Les dossiers sont examinés par les services du SMV, qui décident des incorporations. Les candidats non retenus peuvent être orientés vers d'autres dispositifs.
Le temps de traitement des dossiers de candidature est d'environ deux mois.
3. Un recrutement visant des jeunes en situation de précarité sociale
Les volontaires du SMV sont recrutés parmi des personnes très vulnérables :
- 60 % de non diplômés ;
- 20 % d'illettrés (dont 3 à 4 % d'illettrisme lourd) ;
- 5 % de jeunes ayant des antécédents judiciaires ;
- 20 % de jeunes issus d'une zone géographique prioritaire.
De manière générale les dossiers des personnes les plus précaires et les moins diplômées sont privilégiés. Une étude DESTINIE, menée en 2019, constatait que son groupe témoins, composé de candidats au SMV non incorporés différait de son groupe test, composé de jeunes incorporés par le SMV : « Ceux-ci sont plus diplômés, un peu plus âgés, ont plus souvent le permis B et ont un taux d'emploi supérieur de plus de 10 points à celui des jeunes incorporés ce qui confirme que l'absence d'emploi, le niveau de diplôme et l'âge ont été des critères de sélection des candidats. »13(*).
Ce profil est stable dans le temps : une seconde étude publiée par les mêmes chercheurs en 2022 avait conclu que « D'une cohorte à une autre, les jeunes changent, mais leurs caractéristiques se reproduisent à l'identique. »14(*).
Les différents responsables du SMV auditionnés insistent unanimement sur l'importance du processus de recrutement pour la réussite du SMV : il s'agit de trouver le bon équilibre au sein d'un public fragile et influençable permettant d'obtenir un amalgame qui pourra être transformé par la formation proposée par le SMV.
Au regard du profil moyen du volontaire stagiaire et des résultats d'intégration des jeunes par le SMV, le recrutement du SMV accompli, au moins sur le plan qualitatif, l'objectif qu'il s'est fixé.

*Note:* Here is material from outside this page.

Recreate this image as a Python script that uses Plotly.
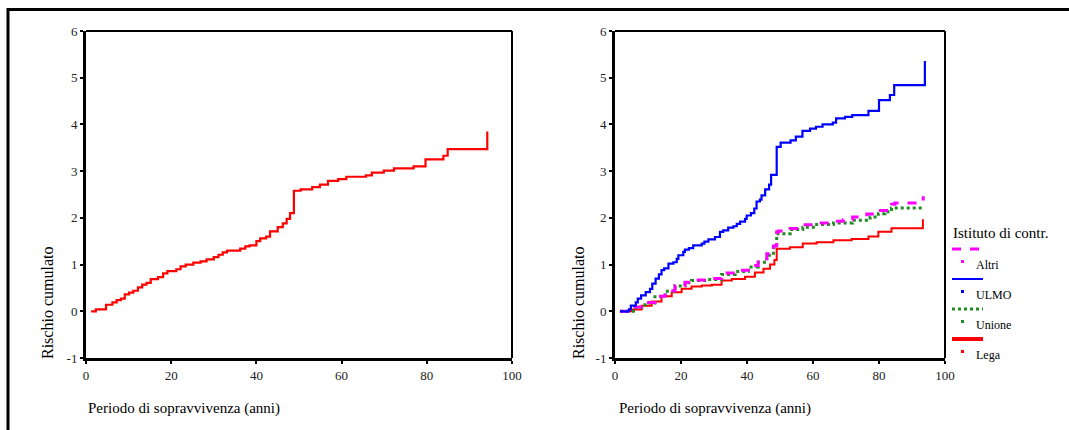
import plotly.graph_objects as go

# ---------------- data ----------------
# Left panel: overall cumulative hazard (step function)
all_t = [1.2, 2.3, 4.7, 6.2, 7.2, 8.2, 9.1, 10.1, 11.1, 12.2, 13.2, 14.2, 15.2, 16.9,
         18.1, 19.1, 21.2, 22.2, 23.4, 25.2, 26.9, 28.3, 30.0, 31.1, 32.1, 33.1, 36.2,
         37.4, 38.4, 40.0, 40.9, 42.3, 43.2, 45.0, 46.2, 47.1, 47.9, 48.8, 50.4, 53.1,
         54.9, 56.8, 59.2, 61.1, 65.7, 67.1, 69.9, 72.3, 76.9, 79.7, 83.9, 84.9, 94.2]
all_h = [0.00, 0.04, 0.14, 0.19, 0.24, 0.27, 0.36, 0.40, 0.44, 0.51, 0.57, 0.61, 0.69, 0.73,
         0.81, 0.86, 0.90, 0.96, 1.00, 1.04, 1.07, 1.11, 1.16, 1.21, 1.26, 1.30, 1.34,
         1.39, 1.41, 1.50, 1.56, 1.60, 1.71, 1.80, 1.88, 1.98, 2.10, 2.58, 2.61, 2.66,
         2.71, 2.79, 2.83, 2.88, 2.91, 2.97, 3.01, 3.06, 3.10, 3.25, 3.33, 3.47, 3.85]

# Right panel: by "Istituto di contr."
ulmo_t = [1.5, 4.2, 4.8, 6.3, 6.9, 7.9, 9.3, 10.6, 11.3, 12.3, 13.3, 14.1, 14.9, 16.2,
          17.7, 18.7, 19.2, 20.7, 21.2, 22.4, 23.7, 26.3, 27.1, 28.3, 30.3, 31.8, 32.8,
          34.3, 35.9, 36.9, 37.9, 39.4, 39.9, 41.2, 42.2, 42.9, 43.9, 44.4, 45.5, 46.7,
          47.3, 49.0, 50.2, 53.2, 54.8, 56.8, 59.1, 60.9, 62.9, 66.0, 67.0, 69.7, 71.9,
          76.8, 80.0, 83.3, 84.6, 93.9]
ulmo_h = [0.00, 0.04, 0.12, 0.19, 0.27, 0.34, 0.41, 0.48, 0.59, 0.70, 0.79, 0.88, 0.92, 1.02,
          1.05, 1.12, 1.20, 1.27, 1.32, 1.35, 1.41, 1.45, 1.49, 1.54, 1.59, 1.70, 1.73,
          1.79, 1.82, 1.87, 1.92, 1.98, 2.05, 2.10, 2.20, 2.35, 2.39, 2.48, 2.61, 2.71,
          2.92, 3.52, 3.61, 3.66, 3.74, 3.86, 3.91, 3.95, 4.00, 4.04, 4.13, 4.16, 4.20,
          4.29, 4.52, 4.63, 4.84, 5.36]

altri_t = [1.5, 6.1, 9.1, 12.1, 15.2, 18.2, 21.2, 23.2, 28.0, 32.3, 36.4, 40.4, 43.4, 46.0,
           48.0, 49.0, 49.6, 53.1, 56.9, 61.1, 66.2, 69.2, 72.0, 76.3, 79.8, 83.8, 84.8, 93.4]
altri_h = [0.00, 0.09, 0.19, 0.32, 0.44, 0.55, 0.62, 0.67, 0.70, 0.82, 0.88, 0.98, 1.09, 1.23,
           1.40, 1.70, 1.72, 1.77, 1.85, 1.89, 1.93, 1.96, 2.02, 2.08, 2.16, 2.29, 2.32, 2.46]

unione_t = [1.5, 6.1, 9.1, 12.1, 15.2, 18.2, 21.2, 23.2, 28.0, 32.3, 36.4, 40.4, 43.4, 46.0,
            48.0, 49.0, 53.1, 56.9, 61.1, 66.2, 72.0, 77.3, 79.8, 81.8, 83.8, 93.4]
unione_h = [0.00, 0.08, 0.18, 0.31, 0.43, 0.54, 0.61, 0.66, 0.68, 0.79, 0.85, 0.95, 1.05, 1.20,
            1.36, 1.66, 1.75, 1.80, 1.86, 1.89, 1.95, 2.02, 2.09, 2.13, 2.21, 2.23]

lega_t = [1.5, 5.1, 8.1, 11.1, 14.1, 17.2, 20.2, 23.2, 26.3, 29.3, 32.3, 35.4, 39.4, 42.4,
          45.0, 47.0, 48.3, 49.0, 53.0, 56.9, 61.1, 66.2, 71.7, 76.8, 79.8, 83.8, 93.3]
lega_h = [0.00, 0.04, 0.12, 0.21, 0.32, 0.41, 0.48, 0.53, 0.55, 0.57, 0.66, 0.69, 0.74, 0.83,
          0.91, 1.00, 1.10, 1.34, 1.37, 1.45, 1.48, 1.52, 1.55, 1.60, 1.70, 1.78, 1.97]

x_ticks = [0, 20, 40, 60, 80, 100]
y_ticks = [-1, 0, 1, 2, 3, 4, 5, 6]
y_tick_labels = ["-1", "0", "1", "2", "3", "4", "5", "6"]
x_title = "Periodo di sopravvivenza (anni)"
y_title = "Rischio cumulato"
legend_title = "Istituto di contr."
groups = ["Altri", "ULMO", "Unione", "Lega"]

# ---------------- figure ----------------
W, H = 1069, 430
FONT = "Liberation Serif, Times New Roman, DejaVu Serif, serif"
MAGENTA, BLUE, GREEN, RED = "#FF00FF", "#0000FF", "#1E8C1E", "#FF0000"

def px(x):
    return x / W

def py(y):
    return 1 - y / H

fig = go.Figure()

fig.add_trace(go.Scatter(x=all_t, y=all_h, mode="lines", line=dict(color=RED, width=2.2, shape="hv"),
                         xaxis="x", yaxis="y", showlegend=False))

fig.add_trace(go.Scatter(x=lega_t, y=lega_h, mode="lines", line=dict(color=RED, width=2, shape="hv"),
                         xaxis="x2", yaxis="y2", showlegend=False))
fig.add_trace(go.Scatter(x=unione_t, y=unione_h, mode="lines",
                         line=dict(color=GREEN, width=3, shape="hv", dash="dot"),
                         xaxis="x2", yaxis="y2", showlegend=False))
fig.add_trace(go.Scatter(x=altri_t, y=altri_h, mode="lines",
                         line=dict(color=MAGENTA, width=3, shape="hv", dash="dash"),
                         xaxis="x2", yaxis="y2", showlegend=False))
fig.add_trace(go.Scatter(x=ulmo_t, y=ulmo_h, mode="lines", line=dict(color=BLUE, width=2.2, shape="hv"),
                         xaxis="x2", yaxis="y2", showlegend=False))

L_DOM = [px(86), px(512)]
R_DOM = [px(615), px(945)]
Y_DOM = [py(358), py(31)]

def xaxis(dom, anchor):
    return dict(domain=dom, anchor=anchor, range=[0, 100], tickvals=x_ticks,
                showline=True, linewidth=3, linecolor="black", mirror=False,
                ticks="outside", ticklen=3, tickwidth=2, tickcolor="black",
                showgrid=False, zeroline=False, automargin=False,
                tickfont=dict(family=FONT, size=13, color="#222"))

def yaxis(anchor):
    return dict(domain=Y_DOM, anchor=anchor, range=[-1, 6], tickvals=y_ticks,
                ticktext=y_tick_labels,
                showline=True, linewidth=3, linecolor="black", mirror=False,
                ticks="outside", ticklen=3, tickwidth=2, tickcolor="black",
                showgrid=False, zeroline=False, automargin=False,
                tickfont=dict(family=FONT, size=13, color="#222"))

shapes = []
# outer frame
shapes.append(dict(type="rect", xref="paper", yref="paper", x0=px(8), x1=1.05, y0=-0.05, y1=py(9.5),
                   line=dict(color="black", width=3), fillcolor="rgba(0,0,0,0)"))
# top/right thin frame lines of both panels
for dom in (L_DOM, R_DOM):
    shapes.append(dict(type="line", xref="paper", yref="paper", x0=dom[0], x1=dom[1],
                       y0=Y_DOM[1], y1=Y_DOM[1], line=dict(color="black", width=2)))
    shapes.append(dict(type="line", xref="paper", yref="paper", x0=dom[1], x1=dom[1],
                       y0=Y_DOM[0], y1=Y_DOM[1], line=dict(color="black", width=2)))

annotations = []
for xc, xl in ((47, 86), (578, 617)):
    annotations.append(dict(text=y_title, xref="paper", yref="paper", x=px(xc), y=py(303),
                            showarrow=False, textangle=-90, xanchor="center", yanchor="middle",
                            font=dict(family=FONT, size=16, color="black")))
    annotations.append(dict(text=x_title, xref="paper", yref="paper", x=px(xl), y=py(408),
                            showarrow=False, xanchor="left", yanchor="middle",
                            font=dict(family=FONT, size=15, color="black")))

# legend (drawn)
annotations.append(dict(text=legend_title, xref="paper", yref="paper", x=px(951), y=py(233),
                        showarrow=False, xanchor="left", yanchor="middle",
                        font=dict(family=FONT, size=15, color="black")))
leg_styles = [(MAGENTA, 3, "dash"), (BLUE, 2, "solid"), (GREEN, 3, "dot"), (RED, 4, "solid")]
line_y = [249, 279, 309, 339]
for g, (c, w, d), ly in zip(groups, leg_styles, line_y):
    shapes.append(dict(type="line", xref="paper", yref="paper", x0=px(952), x1=px(983),
                       y0=py(ly), y1=py(ly), line=dict(color=c, width=w, dash=d)))
    my = ly + 12.5
    shapes.append(dict(type="rect", xref="paper", yref="paper", x0=px(961), x1=px(964),
                       y0=py(my + 1.5), y1=py(my - 1.5), line=dict(width=0), fillcolor=c))
    annotations.append(dict(text=g, xref="paper", yref="paper", x=px(974), y=py(ly + 16),
                            showarrow=False, xanchor="left", yanchor="middle",
                            font=dict(family=FONT, size=12, color="black")))

fig.update_layout(
    width=W, height=H, margin=dict(l=0, r=0, t=0, b=0),
    paper_bgcolor="white", plot_bgcolor="white",
    font=dict(family=FONT),
    xaxis=xaxis(L_DOM, "y"), yaxis=yaxis("x"),
    xaxis2=xaxis(R_DOM, "y2"), yaxis2=yaxis("x2"),
    shapes=shapes, annotations=annotations, showlegend=False,
)

fig.write_html("out.html", config={"displayModeBar": False},
               post_script="document.body.style.margin='0';document.body.style.padding='0';")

* 12 Observations définitives de la Cour des comptes S2018-0917.
* 13 Denis Anne, Sylvain Chareyron, Yannick L'Horty. Les effets du Service Militaire Volontaire sur
l'insertion des jeunes : un bilan complet après deux années d'expérimentation. 2019. hal-02333857, p. 11.
* 14 Denis Anne, Yannick L'Horty, Formation emploi 2022/4 (n° 160), pages 7 à 29, Anatomie d'un programme de formation intensif : le service militaire volontaire.